**INSTRUCTIONS FOR THE TASK:**
Reproduce the listing word for word. Skip any image.
--- start COLLECTED DATA ---
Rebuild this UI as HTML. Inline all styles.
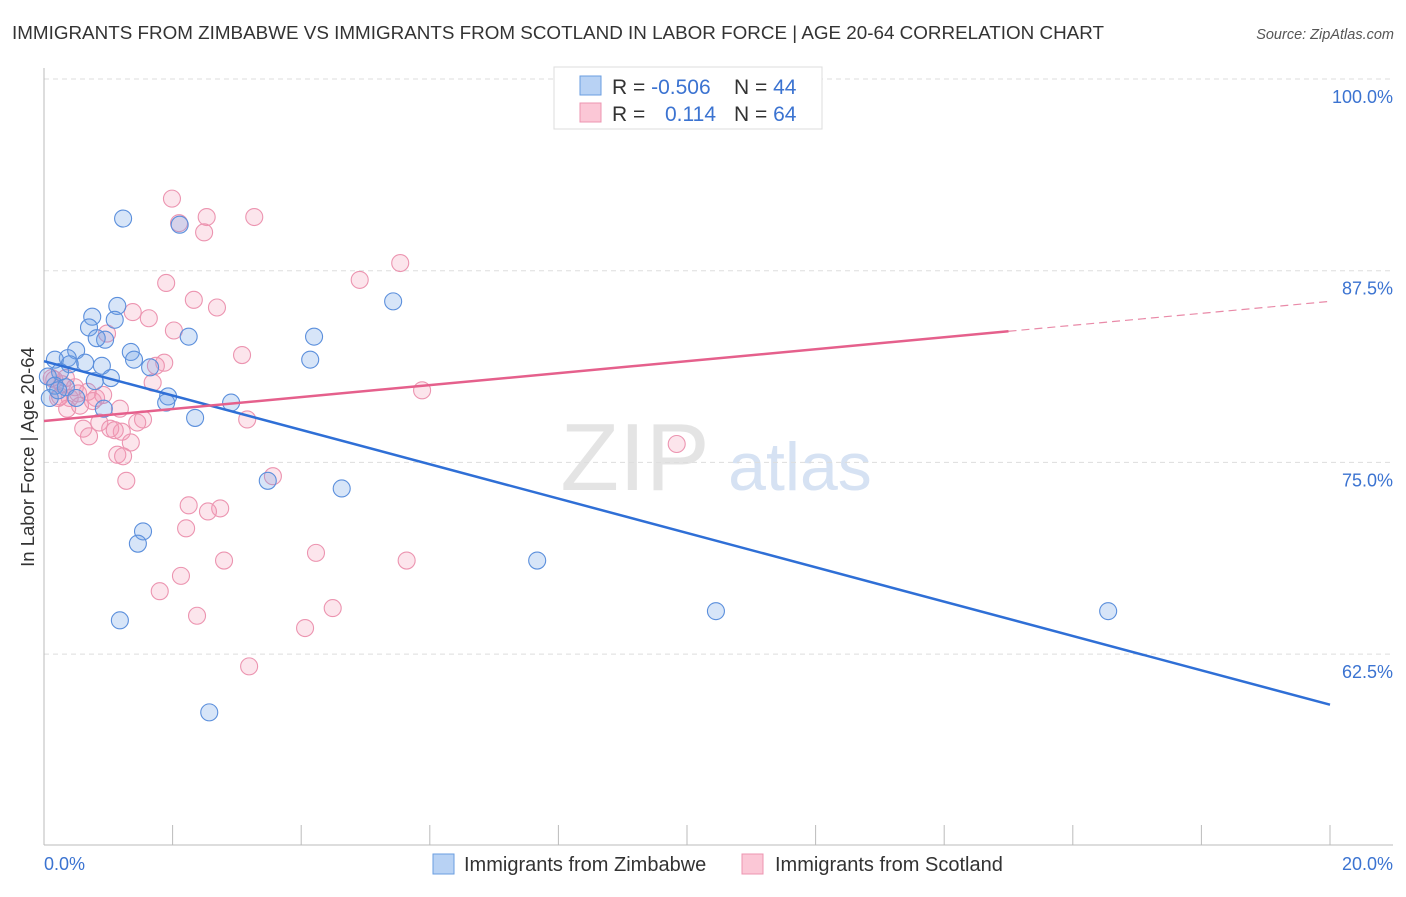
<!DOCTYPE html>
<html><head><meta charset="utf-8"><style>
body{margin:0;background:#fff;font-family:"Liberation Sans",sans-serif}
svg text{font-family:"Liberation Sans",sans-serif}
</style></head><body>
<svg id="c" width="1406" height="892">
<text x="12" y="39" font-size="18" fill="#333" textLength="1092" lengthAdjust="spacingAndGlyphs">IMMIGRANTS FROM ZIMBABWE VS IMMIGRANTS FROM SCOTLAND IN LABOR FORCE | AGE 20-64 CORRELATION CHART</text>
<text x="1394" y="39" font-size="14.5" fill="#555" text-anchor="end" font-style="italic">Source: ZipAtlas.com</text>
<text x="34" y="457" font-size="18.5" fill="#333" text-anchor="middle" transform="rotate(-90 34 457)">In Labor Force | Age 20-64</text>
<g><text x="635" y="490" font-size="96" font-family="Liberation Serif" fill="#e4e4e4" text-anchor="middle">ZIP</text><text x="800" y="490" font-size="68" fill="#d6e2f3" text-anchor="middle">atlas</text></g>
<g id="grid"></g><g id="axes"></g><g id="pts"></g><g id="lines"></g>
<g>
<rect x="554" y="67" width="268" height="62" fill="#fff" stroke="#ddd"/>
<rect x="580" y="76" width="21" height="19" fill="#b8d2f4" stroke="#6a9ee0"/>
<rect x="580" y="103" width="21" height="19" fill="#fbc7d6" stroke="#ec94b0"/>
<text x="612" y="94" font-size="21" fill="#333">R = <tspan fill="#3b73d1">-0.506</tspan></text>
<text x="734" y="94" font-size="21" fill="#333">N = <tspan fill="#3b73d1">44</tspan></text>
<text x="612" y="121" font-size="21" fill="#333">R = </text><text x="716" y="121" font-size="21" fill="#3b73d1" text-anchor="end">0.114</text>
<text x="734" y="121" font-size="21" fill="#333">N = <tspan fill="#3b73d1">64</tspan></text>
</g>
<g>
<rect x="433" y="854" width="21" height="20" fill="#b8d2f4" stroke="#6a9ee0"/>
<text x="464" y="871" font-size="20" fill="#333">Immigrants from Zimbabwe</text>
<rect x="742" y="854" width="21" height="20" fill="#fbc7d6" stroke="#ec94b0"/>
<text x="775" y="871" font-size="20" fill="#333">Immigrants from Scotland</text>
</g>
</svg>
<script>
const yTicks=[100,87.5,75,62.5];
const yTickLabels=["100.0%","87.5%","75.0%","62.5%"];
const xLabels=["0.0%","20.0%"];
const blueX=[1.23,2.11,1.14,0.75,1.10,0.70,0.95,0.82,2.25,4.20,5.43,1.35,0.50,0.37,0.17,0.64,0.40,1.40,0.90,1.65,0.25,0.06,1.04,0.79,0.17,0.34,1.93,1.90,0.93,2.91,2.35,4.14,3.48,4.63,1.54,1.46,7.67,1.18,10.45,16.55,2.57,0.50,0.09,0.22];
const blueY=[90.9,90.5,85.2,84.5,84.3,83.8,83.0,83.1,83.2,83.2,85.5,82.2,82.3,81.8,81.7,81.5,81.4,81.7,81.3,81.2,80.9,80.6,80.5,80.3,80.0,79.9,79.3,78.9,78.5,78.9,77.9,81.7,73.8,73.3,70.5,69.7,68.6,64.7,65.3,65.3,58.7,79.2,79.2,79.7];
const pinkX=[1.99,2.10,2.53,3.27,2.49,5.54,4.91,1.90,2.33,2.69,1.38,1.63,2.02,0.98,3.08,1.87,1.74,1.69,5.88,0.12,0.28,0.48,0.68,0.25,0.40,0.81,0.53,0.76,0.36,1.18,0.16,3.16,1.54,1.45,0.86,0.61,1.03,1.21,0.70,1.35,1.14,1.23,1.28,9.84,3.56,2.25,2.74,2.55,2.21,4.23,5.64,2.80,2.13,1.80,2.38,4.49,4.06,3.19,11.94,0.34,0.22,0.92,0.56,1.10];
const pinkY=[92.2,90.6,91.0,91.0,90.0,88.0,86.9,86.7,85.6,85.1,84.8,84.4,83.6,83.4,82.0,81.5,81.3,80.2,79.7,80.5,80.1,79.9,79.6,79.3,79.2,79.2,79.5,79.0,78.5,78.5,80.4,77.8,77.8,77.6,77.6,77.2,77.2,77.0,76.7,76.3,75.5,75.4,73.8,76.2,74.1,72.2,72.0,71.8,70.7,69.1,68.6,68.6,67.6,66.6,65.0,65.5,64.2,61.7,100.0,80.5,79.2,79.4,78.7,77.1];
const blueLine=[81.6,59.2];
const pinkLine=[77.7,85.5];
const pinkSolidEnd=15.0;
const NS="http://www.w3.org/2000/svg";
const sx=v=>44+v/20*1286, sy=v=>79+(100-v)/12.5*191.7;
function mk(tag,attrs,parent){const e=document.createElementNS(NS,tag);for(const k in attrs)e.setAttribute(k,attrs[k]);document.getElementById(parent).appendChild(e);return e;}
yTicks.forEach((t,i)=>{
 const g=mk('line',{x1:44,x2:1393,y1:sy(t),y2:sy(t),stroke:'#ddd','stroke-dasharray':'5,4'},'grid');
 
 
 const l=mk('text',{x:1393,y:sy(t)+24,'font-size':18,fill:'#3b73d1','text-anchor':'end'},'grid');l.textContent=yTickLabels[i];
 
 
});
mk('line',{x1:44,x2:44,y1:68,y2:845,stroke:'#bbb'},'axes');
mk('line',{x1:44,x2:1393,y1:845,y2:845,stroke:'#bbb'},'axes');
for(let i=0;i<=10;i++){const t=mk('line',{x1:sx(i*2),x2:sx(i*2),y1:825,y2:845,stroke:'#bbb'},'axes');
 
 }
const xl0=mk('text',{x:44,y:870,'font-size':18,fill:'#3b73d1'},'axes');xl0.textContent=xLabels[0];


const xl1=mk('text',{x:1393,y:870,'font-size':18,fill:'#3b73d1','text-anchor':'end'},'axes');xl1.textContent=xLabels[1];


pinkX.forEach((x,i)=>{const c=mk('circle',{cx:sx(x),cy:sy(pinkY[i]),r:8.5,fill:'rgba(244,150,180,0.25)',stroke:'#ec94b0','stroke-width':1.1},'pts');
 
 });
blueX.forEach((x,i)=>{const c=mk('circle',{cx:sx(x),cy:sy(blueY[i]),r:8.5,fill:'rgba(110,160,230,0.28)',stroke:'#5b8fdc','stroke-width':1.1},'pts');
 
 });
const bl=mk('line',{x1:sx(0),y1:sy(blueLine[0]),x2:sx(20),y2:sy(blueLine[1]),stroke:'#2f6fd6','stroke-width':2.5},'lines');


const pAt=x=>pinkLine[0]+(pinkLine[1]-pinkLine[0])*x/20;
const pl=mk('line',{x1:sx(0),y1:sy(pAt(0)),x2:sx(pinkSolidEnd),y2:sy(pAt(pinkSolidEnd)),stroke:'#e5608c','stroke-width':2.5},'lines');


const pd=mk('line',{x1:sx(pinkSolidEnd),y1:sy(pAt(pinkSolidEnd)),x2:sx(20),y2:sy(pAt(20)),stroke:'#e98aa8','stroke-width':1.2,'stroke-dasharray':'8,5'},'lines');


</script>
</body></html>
--- end COLLECTED DATA ---
**RESPONSE:**
Rebuild this UI as HTML. Inline all styles.
<!DOCTYPE html>
<html><head><meta charset="utf-8"><style>
body{margin:0;background:#fff;font-family:"Liberation Sans",sans-serif}
svg text{font-family:"Liberation Sans",sans-serif}
</style></head><body>
<svg id="c" width="1406" height="892">
<text x="12" y="39" font-size="18" fill="#333" textLength="1092" lengthAdjust="spacingAndGlyphs">IMMIGRANTS FROM ZIMBABWE VS IMMIGRANTS FROM SCOTLAND IN LABOR FORCE | AGE 20-64 CORRELATION CHART</text>
<text x="1394" y="39" font-size="14.5" fill="#555" text-anchor="end" font-style="italic">Source: ZipAtlas.com</text>
<text x="34" y="457" font-size="18.5" fill="#333" text-anchor="middle" transform="rotate(-90 34 457)">In Labor Force | Age 20-64</text>
<g><text x="635" y="490" font-size="96" font-family="Liberation Serif" fill="#e4e4e4" text-anchor="middle">ZIP</text><text x="800" y="490" font-size="68" fill="#d6e2f3" text-anchor="middle">atlas</text></g>
<g id="grid"></g><g id="axes"></g><g id="pts"></g><g id="lines"></g>
<g>
<rect x="554" y="67" width="268" height="62" fill="#fff" stroke="#ddd"/>
<rect x="580" y="76" width="21" height="19" fill="#b8d2f4" stroke="#6a9ee0"/>
<rect x="580" y="103" width="21" height="19" fill="#fbc7d6" stroke="#ec94b0"/>
<text x="612" y="94" font-size="21" fill="#333">R = <tspan fill="#3b73d1">-0.506</tspan></text>
<text x="734" y="94" font-size="21" fill="#333">N = <tspan fill="#3b73d1">44</tspan></text>
<text x="612" y="121" font-size="21" fill="#333">R = </text><text x="716" y="121" font-size="21" fill="#3b73d1" text-anchor="end">0.114</text>
<text x="734" y="121" font-size="21" fill="#333">N = <tspan fill="#3b73d1">64</tspan></text>
</g>
<g>
<rect x="433" y="854" width="21" height="20" fill="#b8d2f4" stroke="#6a9ee0"/>
<text x="464" y="871" font-size="20" fill="#333">Immigrants from Zimbabwe</text>
<rect x="742" y="854" width="21" height="20" fill="#fbc7d6" stroke="#ec94b0"/>
<text x="775" y="871" font-size="20" fill="#333">Immigrants from Scotland</text>
</g>
</svg>
<script>
const yTicks=[100,87.5,75,62.5];
const yTickLabels=["100.0%","87.5%","75.0%","62.5%"];
const xLabels=["0.0%","20.0%"];
const blueX=[1.23,2.11,1.14,0.75,1.10,0.70,0.95,0.82,2.25,4.20,5.43,1.35,0.50,0.37,0.17,0.64,0.40,1.40,0.90,1.65,0.25,0.06,1.04,0.79,0.17,0.34,1.93,1.90,0.93,2.91,2.35,4.14,3.48,4.63,1.54,1.46,7.67,1.18,10.45,16.55,2.57,0.50,0.09,0.22];
const blueY=[90.9,90.5,85.2,84.5,84.3,83.8,83.0,83.1,83.2,83.2,85.5,82.2,82.3,81.8,81.7,81.5,81.4,81.7,81.3,81.2,80.9,80.6,80.5,80.3,80.0,79.9,79.3,78.9,78.5,78.9,77.9,81.7,73.8,73.3,70.5,69.7,68.6,64.7,65.3,65.3,58.7,79.2,79.2,79.7];
const pinkX=[1.99,2.10,2.53,3.27,2.49,5.54,4.91,1.90,2.33,2.69,1.38,1.63,2.02,0.98,3.08,1.87,1.74,1.69,5.88,0.12,0.28,0.48,0.68,0.25,0.40,0.81,0.53,0.76,0.36,1.18,0.16,3.16,1.54,1.45,0.86,0.61,1.03,1.21,0.70,1.35,1.14,1.23,1.28,9.84,3.56,2.25,2.74,2.55,2.21,4.23,5.64,2.80,2.13,1.80,2.38,4.49,4.06,3.19,11.94,0.34,0.22,0.92,0.56,1.10];
const pinkY=[92.2,90.6,91.0,91.0,90.0,88.0,86.9,86.7,85.6,85.1,84.8,84.4,83.6,83.4,82.0,81.5,81.3,80.2,79.7,80.5,80.1,79.9,79.6,79.3,79.2,79.2,79.5,79.0,78.5,78.5,80.4,77.8,77.8,77.6,77.6,77.2,77.2,77.0,76.7,76.3,75.5,75.4,73.8,76.2,74.1,72.2,72.0,71.8,70.7,69.1,68.6,68.6,67.6,66.6,65.0,65.5,64.2,61.7,100.0,80.5,79.2,79.4,78.7,77.1];
const blueLine=[81.6,59.2];
const pinkLine=[77.7,85.5];
const pinkSolidEnd=15.0;
const NS="http://www.w3.org/2000/svg";
const sx=v=>44+v/20*1286, sy=v=>79+(100-v)/12.5*191.7;
function mk(tag,attrs,parent){const e=document.createElementNS(NS,tag);for(const k in attrs)e.setAttribute(k,attrs[k]);document.getElementById(parent).appendChild(e);return e;}
yTicks.forEach((t,i)=>{
 const g=mk('line',{x1:44,x2:1393,y1:sy(t),y2:sy(t),stroke:'#ddd','stroke-dasharray':'5,4'},'grid');
 
 
 const l=mk('text',{x:1393,y:sy(t)+24,'font-size':18,fill:'#3b73d1','text-anchor':'end'},'grid');l.textContent=yTickLabels[i];
 
 
});
mk('line',{x1:44,x2:44,y1:68,y2:845,stroke:'#bbb'},'axes');
mk('line',{x1:44,x2:1393,y1:845,y2:845,stroke:'#bbb'},'axes');
for(let i=0;i<=10;i++){const t=mk('line',{x1:sx(i*2),x2:sx(i*2),y1:825,y2:845,stroke:'#bbb'},'axes');
 
 }
const xl0=mk('text',{x:44,y:870,'font-size':18,fill:'#3b73d1'},'axes');xl0.textContent=xLabels[0];


const xl1=mk('text',{x:1393,y:870,'font-size':18,fill:'#3b73d1','text-anchor':'end'},'axes');xl1.textContent=xLabels[1];


pinkX.forEach((x,i)=>{const c=mk('circle',{cx:sx(x),cy:sy(pinkY[i]),r:8.5,fill:'rgba(244,150,180,0.25)',stroke:'#ec94b0','stroke-width':1.1},'pts');
 
 });
blueX.forEach((x,i)=>{const c=mk('circle',{cx:sx(x),cy:sy(blueY[i]),r:8.5,fill:'rgba(110,160,230,0.28)',stroke:'#5b8fdc','stroke-width':1.1},'pts');
 
 });
const bl=mk('line',{x1:sx(0),y1:sy(blueLine[0]),x2:sx(20),y2:sy(blueLine[1]),stroke:'#2f6fd6','stroke-width':2.5},'lines');


const pAt=x=>pinkLine[0]+(pinkLine[1]-pinkLine[0])*x/20;
const pl=mk('line',{x1:sx(0),y1:sy(pAt(0)),x2:sx(pinkSolidEnd),y2:sy(pAt(pinkSolidEnd)),stroke:'#e5608c','stroke-width':2.5},'lines');


const pd=mk('line',{x1:sx(pinkSolidEnd),y1:sy(pAt(pinkSolidEnd)),x2:sx(20),y2:sy(pAt(20)),stroke:'#e98aa8','stroke-width':1.2,'stroke-dasharray':'8,5'},'lines');


</script>
</body></html>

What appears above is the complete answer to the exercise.